NPS Web Sites: Boon or Bust?

If you've been paying attention, the National Park Service somewhat recently revamped its web presence, taking a cookie-cutter approach to its on-line presence to produce a uniform fit, if you will, from park to park to park.
One of the features I like is an effort by some parks to put more photos up on their sites. But if you frequent various parks' web sites, you'll notice there can be quite a bit of difference in the available content.
Seabury Blair Jr., "Mr. Outdoors" for the Kitsap Sun out of Bremerton, Washington, has noticed this difference. And he's not very complimentary of what the NPS has produced. For his views, check out this site.

Comments

Waaaaaaaahhhhh! I'm afraid of change!!! To be honest, if I have to choose between a webnerd updating Olympics website or an LEO out in the field keeping the place safe, I'm going to go with the LEO. Websites should be kept relevant but not every NPS site is going to be like Glacier NP.
Agreed, but there was definitely a significant amount of time and resources poured into the NPS web redesign. The fact that the end result makes it more difficult to find park sites by state, region or topic is frustrating to say the least. www.nps.gov used to be a daily destination on my laptop but now I actually rely on my own website and the deep links to the original park websites (those local pages you can sometimes find clicking on the "In Depth" button at nps.gov) that we posted there to find information I need.
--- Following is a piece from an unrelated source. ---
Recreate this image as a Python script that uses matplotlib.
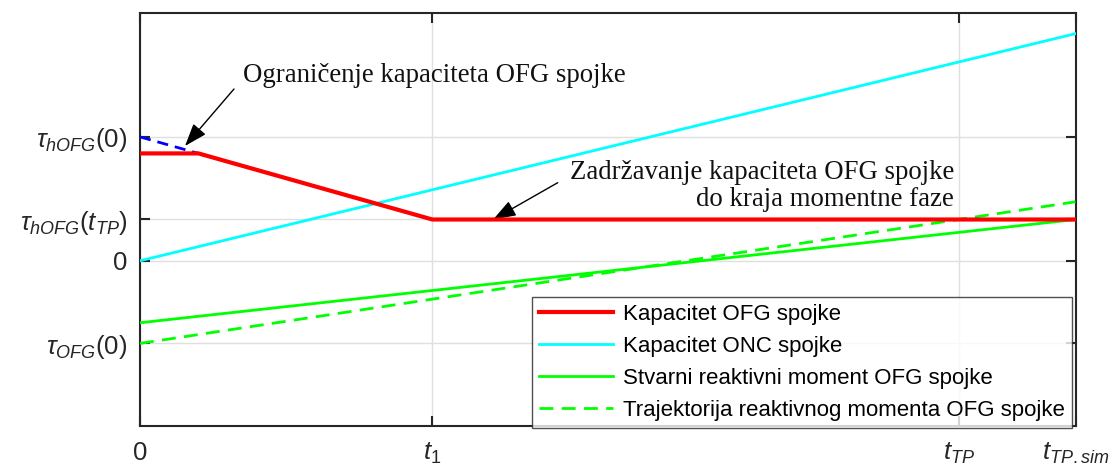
import numpy as np
import matplotlib
matplotlib.use("Agg")
import matplotlib.pyplot as plt

plt.rcParams['font.family'] = ['Liberation Sans', 'DejaVu Sans']
plt.rcParams['mathtext.fontset'] = 'custom'
plt.rcParams['mathtext.rm'] = 'Liberation Sans'
plt.rcParams['mathtext.it'] = 'Liberation Sans:italic'
plt.rcParams['mathtext.bf'] = 'Liberation Sans:bold'

# ---- data ----
t_red = [0.0, 0.5, 2.5, 8.0]
y_red = [2.6, 2.6, 1.0, 1.0]            # Kapacitet OFG spojke
t_blue = [0.0, 0.5]
y_blue = [3.0, 2.6]                     # ograničenje (dashed)
t_cyan = [0.0, 8.0]
y_cyan = [0.0, 5.5]                     # Kapacitet ONC spojke
t_green = [0.0, 8.0]
y_green = [-1.5, 1.0]                   # Stvarni reaktivni moment
t_green_d = [0.0, 8.0]
y_green_d = [-2.0, 1.4286]              # Trajektorija reaktivnog momenta

xticks = [0.0, 2.5, 7.0, 8.0]
xticklabels = ['0', r'$t_{\mathrm{1}}$', r'$t_{TP}$', r'$t_{TP.sim}$']
yticks = [-2.0, 0.0, 1.0, 3.0]
yticklabels = [r'$\tau_{OFG}\mathrm{(0)}$', '0',
               r'$\tau_{hOFG}\mathrm{(}t_{TP}\mathrm{)}$', r'$\tau_{hOFG}\mathrm{(0)}$']
legend_labels = ['Kapacitet OFG spojke', 'Kapacitet ONC spojke',
                 'Stvarni reaktivni moment OFG spojke',
                 'Trajektorija reaktivnog momenta OFG spojke']

W, H = 1111, 475
fig = plt.figure(figsize=(W/100, H/100), dpi=100)
ax = fig.add_axes([140/W, 1-426/H, (1075.5-140)/W, (426-13)/H])

ax.plot(t_blue, y_blue, color='#0000ff', lw=2.0, ls=(0, (4, 2.5)), zorder=3)
l1, = ax.plot(t_red, y_red, color='#ff0000', lw=3.0, zorder=4)
l2, = ax.plot(t_cyan, y_cyan, color='#00ffff', lw=2.0, zorder=3)
l3, = ax.plot(t_green, y_green, color='#00ff00', lw=2.0, zorder=3)
l4, = ax.plot(t_green_d, y_green_d, color='#00ff00', lw=2.0, ls=(0, (5, 3)), zorder=3)

ax.set_xlim(0, 8)
ax.set_ylim(-4, 6)
ax.set_xticks(xticks)
ax.set_xticklabels(xticklabels)
ax.set_yticks(yticks)
ax.set_yticklabels(yticklabels)
ax.grid(True, color='#dfdfdf', lw=1.0)
ax.set_axisbelow(True)
for s in ax.spines.values():
    s.set_linewidth(1.5)
    s.set_color('#262626')
ax.tick_params(direction='in', length=7, width=1.5, colors='#262626',
               top=True, right=True, labelsize=18.5)
ax.tick_params(axis='x', pad=11)
ax.tick_params(axis='y', pad=9)

leg = ax.legend([l1, l2, l3, l4], legend_labels, loc='lower right',
                bbox_to_anchor=(0.996, -0.004), borderaxespad=0,
                fontsize=16, frameon=True, fancybox=False, edgecolor='#262626',
                handlelength=3.35, handletextpad=0.45, labelspacing=0.5,
                borderpad=0.3)
leg.get_frame().set_linewidth(1.0)
leg.set_zorder(10)


def px(x, y):
    """figure-pixel coordinates measured from the top-left corner"""
    return (x, H - y)


arrow_style = dict(arrowstyle='-|>,head_length=1.4,head_width=0.5',
                   color='k', lw=1.0, shrinkA=0, shrinkB=0)

fig.text(243/W, 1-75/H, 'Ograničenje kapaciteta OFG spojke',
         fontfamily='Liberation Serif', fontsize=19.3, color='#111111',
         ha='left', va='center')
ax.annotate('', xy=(0.385, 2.78), xytext=px(234, 89), textcoords='figure pixels',
            arrowprops=arrow_style)

fig.text(954/W, 1-186/H, 'Zadržavanje kapaciteta OFG spojke\ndo kraja momentne faze',
         fontfamily='Liberation Serif', fontsize=19.3, color='#111111',
         ha='right', va='center', multialignment='right', linespacing=1.1)
ax.annotate('', xy=(3.02, 1.0), xytext=px(557.7, 182.7), textcoords='figure pixels',
            arrowprops=arrow_style)

fig.savefig('out.png', dpi=100)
There are a lot of great websites dedicated to the National Parks, Kurt's being one of the best. But they should be free to supplement and highlight what NPS has to offer, rather than have to fill the gaps left by NPS's poorly planned "updated" site.
I was trying the other day to re access some administrative history on a NP site and could not find it anywhere.. I do remember pages and pages of this kind of data.